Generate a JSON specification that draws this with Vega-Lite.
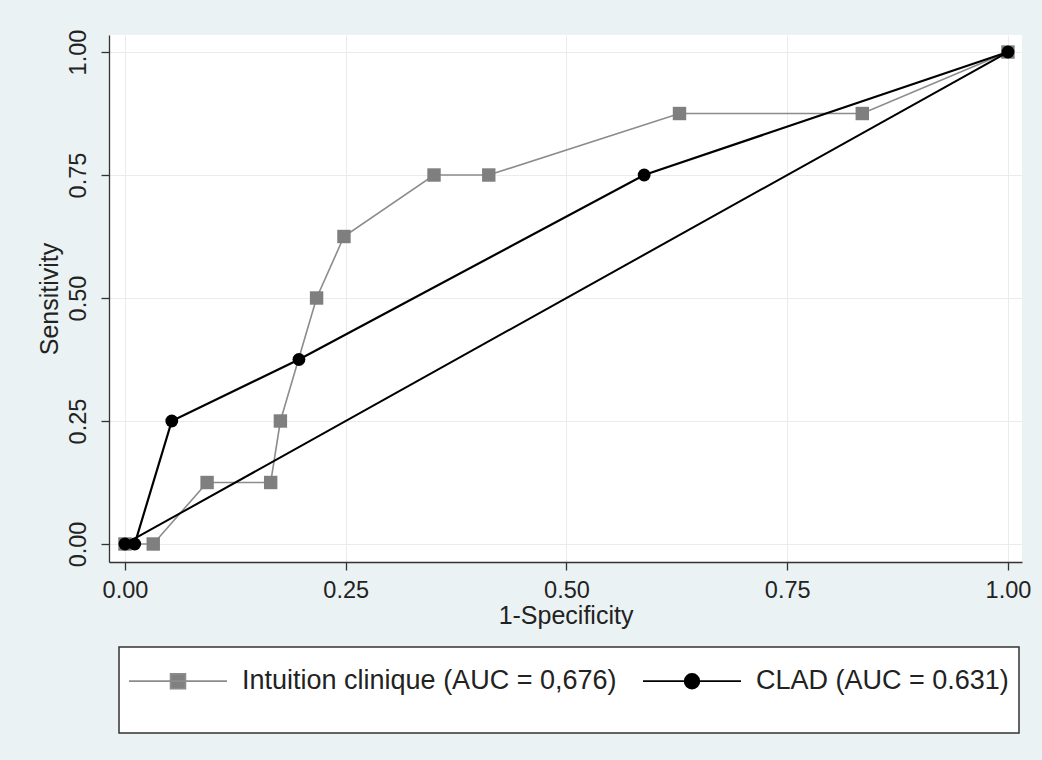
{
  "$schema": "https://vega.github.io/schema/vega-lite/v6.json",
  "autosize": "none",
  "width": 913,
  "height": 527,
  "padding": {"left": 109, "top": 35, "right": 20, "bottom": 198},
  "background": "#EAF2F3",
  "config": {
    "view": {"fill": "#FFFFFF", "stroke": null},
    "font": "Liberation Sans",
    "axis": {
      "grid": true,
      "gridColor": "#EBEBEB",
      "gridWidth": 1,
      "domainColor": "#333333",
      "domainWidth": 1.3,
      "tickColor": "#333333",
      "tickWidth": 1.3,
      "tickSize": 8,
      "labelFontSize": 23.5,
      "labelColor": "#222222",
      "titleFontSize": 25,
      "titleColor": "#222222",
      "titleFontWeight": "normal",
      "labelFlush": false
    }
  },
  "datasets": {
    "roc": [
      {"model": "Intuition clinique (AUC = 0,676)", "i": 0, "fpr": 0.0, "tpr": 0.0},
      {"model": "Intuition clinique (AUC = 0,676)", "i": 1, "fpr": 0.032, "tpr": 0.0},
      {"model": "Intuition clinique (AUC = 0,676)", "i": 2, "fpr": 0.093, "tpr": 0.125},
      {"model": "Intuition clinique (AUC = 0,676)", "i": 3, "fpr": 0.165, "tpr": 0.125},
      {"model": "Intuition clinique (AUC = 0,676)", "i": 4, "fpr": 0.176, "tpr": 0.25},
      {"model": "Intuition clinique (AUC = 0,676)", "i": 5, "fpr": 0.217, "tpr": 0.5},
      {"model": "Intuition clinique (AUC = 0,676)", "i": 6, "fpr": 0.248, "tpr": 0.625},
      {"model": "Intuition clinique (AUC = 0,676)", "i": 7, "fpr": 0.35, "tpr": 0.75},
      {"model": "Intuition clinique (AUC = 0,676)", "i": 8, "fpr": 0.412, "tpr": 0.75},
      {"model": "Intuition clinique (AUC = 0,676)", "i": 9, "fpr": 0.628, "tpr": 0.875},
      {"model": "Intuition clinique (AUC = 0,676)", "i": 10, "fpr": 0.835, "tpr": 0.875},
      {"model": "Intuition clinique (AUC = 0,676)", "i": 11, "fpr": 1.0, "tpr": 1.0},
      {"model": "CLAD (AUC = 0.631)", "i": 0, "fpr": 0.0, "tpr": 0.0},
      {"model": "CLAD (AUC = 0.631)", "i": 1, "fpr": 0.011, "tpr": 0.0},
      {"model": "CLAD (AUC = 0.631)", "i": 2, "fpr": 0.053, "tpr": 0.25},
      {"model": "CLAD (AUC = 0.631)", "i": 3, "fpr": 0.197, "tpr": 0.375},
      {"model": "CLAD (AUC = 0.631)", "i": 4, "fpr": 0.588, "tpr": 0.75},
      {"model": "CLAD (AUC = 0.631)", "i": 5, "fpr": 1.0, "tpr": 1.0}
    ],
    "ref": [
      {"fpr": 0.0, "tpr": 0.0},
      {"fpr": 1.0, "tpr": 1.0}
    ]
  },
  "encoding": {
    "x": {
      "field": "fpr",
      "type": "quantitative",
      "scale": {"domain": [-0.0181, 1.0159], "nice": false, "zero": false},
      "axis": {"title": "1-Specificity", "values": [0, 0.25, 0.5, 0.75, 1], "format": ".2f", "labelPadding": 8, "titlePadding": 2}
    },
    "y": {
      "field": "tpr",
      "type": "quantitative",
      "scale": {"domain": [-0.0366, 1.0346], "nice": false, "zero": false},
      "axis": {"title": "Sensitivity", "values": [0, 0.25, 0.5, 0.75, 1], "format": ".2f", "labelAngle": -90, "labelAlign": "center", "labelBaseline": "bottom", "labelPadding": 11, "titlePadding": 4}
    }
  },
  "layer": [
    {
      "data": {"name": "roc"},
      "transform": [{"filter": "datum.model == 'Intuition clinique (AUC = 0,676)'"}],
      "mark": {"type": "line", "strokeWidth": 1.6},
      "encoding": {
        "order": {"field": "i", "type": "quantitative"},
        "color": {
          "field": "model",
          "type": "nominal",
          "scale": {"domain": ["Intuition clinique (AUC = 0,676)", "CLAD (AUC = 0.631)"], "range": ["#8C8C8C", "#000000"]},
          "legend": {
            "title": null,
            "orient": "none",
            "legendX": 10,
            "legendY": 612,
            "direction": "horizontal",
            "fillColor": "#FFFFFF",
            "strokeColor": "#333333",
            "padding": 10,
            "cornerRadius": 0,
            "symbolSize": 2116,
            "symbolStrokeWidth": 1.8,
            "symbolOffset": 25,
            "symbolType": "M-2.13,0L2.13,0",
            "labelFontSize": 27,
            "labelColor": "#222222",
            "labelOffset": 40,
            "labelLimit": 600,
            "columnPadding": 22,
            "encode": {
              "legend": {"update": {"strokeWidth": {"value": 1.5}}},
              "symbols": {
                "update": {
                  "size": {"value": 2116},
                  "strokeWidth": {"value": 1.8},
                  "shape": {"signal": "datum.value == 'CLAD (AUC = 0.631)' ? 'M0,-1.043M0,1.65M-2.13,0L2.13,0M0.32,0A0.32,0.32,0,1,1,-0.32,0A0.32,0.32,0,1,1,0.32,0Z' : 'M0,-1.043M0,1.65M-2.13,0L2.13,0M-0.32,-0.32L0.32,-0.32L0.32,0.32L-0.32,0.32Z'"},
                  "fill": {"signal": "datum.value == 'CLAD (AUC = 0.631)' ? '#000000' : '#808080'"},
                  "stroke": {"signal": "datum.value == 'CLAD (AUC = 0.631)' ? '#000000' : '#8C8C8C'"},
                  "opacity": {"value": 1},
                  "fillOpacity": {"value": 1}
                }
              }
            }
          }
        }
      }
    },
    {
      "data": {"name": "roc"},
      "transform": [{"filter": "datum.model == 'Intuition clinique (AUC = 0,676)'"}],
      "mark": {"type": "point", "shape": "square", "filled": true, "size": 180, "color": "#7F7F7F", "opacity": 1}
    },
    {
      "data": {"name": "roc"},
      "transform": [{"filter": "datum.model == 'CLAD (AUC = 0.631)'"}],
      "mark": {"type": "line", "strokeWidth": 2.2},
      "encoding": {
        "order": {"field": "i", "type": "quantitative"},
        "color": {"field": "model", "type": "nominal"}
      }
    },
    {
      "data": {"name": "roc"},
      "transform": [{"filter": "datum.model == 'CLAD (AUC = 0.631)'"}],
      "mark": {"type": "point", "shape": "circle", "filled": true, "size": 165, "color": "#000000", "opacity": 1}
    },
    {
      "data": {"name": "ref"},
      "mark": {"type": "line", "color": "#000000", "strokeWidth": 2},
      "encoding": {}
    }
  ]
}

+---+

* **WORK TO BE COMPLETED**:
Restate the whole of the material word for word without the pictures.

* **ANSWER TO THE PROBLEM**:
Generate a JSON specification that draws this with Vega-Lite.
{
  "$schema": "https://vega.github.io/schema/vega-lite/v6.json",
  "autosize": "none",
  "width": 913,
  "height": 527,
  "padding": {"left": 109, "top": 35, "right": 20, "bottom": 198},
  "background": "#EAF2F3",
  "config": {
    "view": {"fill": "#FFFFFF", "stroke": null},
    "font": "Liberation Sans",
    "axis": {
      "grid": true,
      "gridColor": "#EBEBEB",
      "gridWidth": 1,
      "domainColor": "#333333",
      "domainWidth": 1.3,
      "tickColor": "#333333",
      "tickWidth": 1.3,
      "tickSize": 8,
      "labelFontSize": 23.5,
      "labelColor": "#222222",
      "titleFontSize": 25,
      "titleColor": "#222222",
      "titleFontWeight": "normal",
      "labelFlush": false
    }
  },
  "datasets": {
    "roc": [
      {"model": "Intuition clinique (AUC = 0,676)", "i": 0, "fpr": 0.0, "tpr": 0.0},
      {"model": "Intuition clinique (AUC = 0,676)", "i": 1, "fpr": 0.032, "tpr": 0.0},
      {"model": "Intuition clinique (AUC = 0,676)", "i": 2, "fpr": 0.093, "tpr": 0.125},
      {"model": "Intuition clinique (AUC = 0,676)", "i": 3, "fpr": 0.165, "tpr": 0.125},
      {"model": "Intuition clinique (AUC = 0,676)", "i": 4, "fpr": 0.176, "tpr": 0.25},
      {"model": "Intuition clinique (AUC = 0,676)", "i": 5, "fpr": 0.217, "tpr": 0.5},
      {"model": "Intuition clinique (AUC = 0,676)", "i": 6, "fpr": 0.248, "tpr": 0.625},
      {"model": "Intuition clinique (AUC = 0,676)", "i": 7, "fpr": 0.35, "tpr": 0.75},
      {"model": "Intuition clinique (AUC = 0,676)", "i": 8, "fpr": 0.412, "tpr": 0.75},
      {"model": "Intuition clinique (AUC = 0,676)", "i": 9, "fpr": 0.628, "tpr": 0.875},
      {"model": "Intuition clinique (AUC = 0,676)", "i": 10, "fpr": 0.835, "tpr": 0.875},
      {"model": "Intuition clinique (AUC = 0,676)", "i": 11, "fpr": 1.0, "tpr": 1.0},
      {"model": "CLAD (AUC = 0.631)", "i": 0, "fpr": 0.0, "tpr": 0.0},
      {"model": "CLAD (AUC = 0.631)", "i": 1, "fpr": 0.011, "tpr": 0.0},
      {"model": "CLAD (AUC = 0.631)", "i": 2, "fpr": 0.053, "tpr": 0.25},
      {"model": "CLAD (AUC = 0.631)", "i": 3, "fpr": 0.197, "tpr": 0.375},
      {"model": "CLAD (AUC = 0.631)", "i": 4, "fpr": 0.588, "tpr": 0.75},
      {"model": "CLAD (AUC = 0.631)", "i": 5, "fpr": 1.0, "tpr": 1.0}
    ],
    "ref": [
      {"fpr": 0.0, "tpr": 0.0},
      {"fpr": 1.0, "tpr": 1.0}
    ]
  },
  "encoding": {
    "x": {
      "field": "fpr",
      "type": "quantitative",
      "scale": {"domain": [-0.0181, 1.0159], "nice": false, "zero": false},
      "axis": {"title": "1-Specificity", "values": [0, 0.25, 0.5, 0.75, 1], "format": ".2f", "labelPadding": 8, "titlePadding": 2}
    },
    "y": {
      "field": "tpr",
      "type": "quantitative",
      "scale": {"domain": [-0.0366, 1.0346], "nice": false, "zero": false},
      "axis": {"title": "Sensitivity", "values": [0, 0.25, 0.5, 0.75, 1], "format": ".2f", "labelAngle": -90, "labelAlign": "center", "labelBaseline": "bottom", "labelPadding": 11, "titlePadding": 4}
    }
  },
  "layer": [
    {
      "data": {"name": "roc"},
      "transform": [{"filter": "datum.model == 'Intuition clinique (AUC = 0,676)'"}],
      "mark": {"type": "line", "strokeWidth": 1.6},
      "encoding": {
        "order": {"field": "i", "type": "quantitative"},
        "color": {
          "field": "model",
          "type": "nominal",
          "scale": {"domain": ["Intuition clinique (AUC = 0,676)", "CLAD (AUC = 0.631)"], "range": ["#8C8C8C", "#000000"]},
          "legend": {
            "title": null,
            "orient": "none",
            "legendX": 10,
            "legendY": 612,
            "direction": "horizontal",
            "fillColor": "#FFFFFF",
            "strokeColor": "#333333",
            "padding": 10,
            "cornerRadius": 0,
            "symbolSize": 2116,
            "symbolStrokeWidth": 1.8,
            "symbolOffset": 25,
            "symbolType": "M-2.13,0L2.13,0",
            "labelFontSize": 27,
            "labelColor": "#222222",
            "labelOffset": 40,
            "labelLimit": 600,
            "columnPadding": 22,
            "encode": {
              "legend": {"update": {"strokeWidth": {"value": 1.5}}},
              "symbols": {
                "update": {
                  "size": {"value": 2116},
                  "strokeWidth": {"value": 1.8},
                  "shape": {"signal": "datum.value == 'CLAD (AUC = 0.631)' ? 'M0,-1.043M0,1.65M-2.13,0L2.13,0M0.32,0A0.32,0.32,0,1,1,-0.32,0A0.32,0.32,0,1,1,0.32,0Z' : 'M0,-1.043M0,1.65M-2.13,0L2.13,0M-0.32,-0.32L0.32,-0.32L0.32,0.32L-0.32,0.32Z'"},
                  "fill": {"signal": "datum.value == 'CLAD (AUC = 0.631)' ? '#000000' : '#808080'"},
                  "stroke": {"signal": "datum.value == 'CLAD (AUC = 0.631)' ? '#000000' : '#8C8C8C'"},
                  "opacity": {"value": 1},
                  "fillOpacity": {"value": 1}
                }
              }
            }
          }
        }
      }
    },
    {
      "data": {"name": "roc"},
      "transform": [{"filter": "datum.model == 'Intuition clinique (AUC = 0,676)'"}],
      "mark": {"type": "point", "shape": "square", "filled": true, "size": 180, "color": "#7F7F7F", "opacity": 1}
    },
    {
      "data": {"name": "roc"},
      "transform": [{"filter": "datum.model == 'CLAD (AUC = 0.631)'"}],
      "mark": {"type": "line", "strokeWidth": 2.2},
      "encoding": {
        "order": {"field": "i", "type": "quantitative"},
        "color": {"field": "model", "type": "nominal"}
      }
    },
    {
      "data": {"name": "roc"},
      "transform": [{"filter": "datum.model == 'CLAD (AUC = 0.631)'"}],
      "mark": {"type": "point", "shape": "circle", "filled": true, "size": 165, "color": "#000000", "opacity": 1}
    },
    {
      "data": {"name": "ref"},
      "mark": {"type": "line", "color": "#000000", "strokeWidth": 2},
      "encoding": {}
    }
  ]
}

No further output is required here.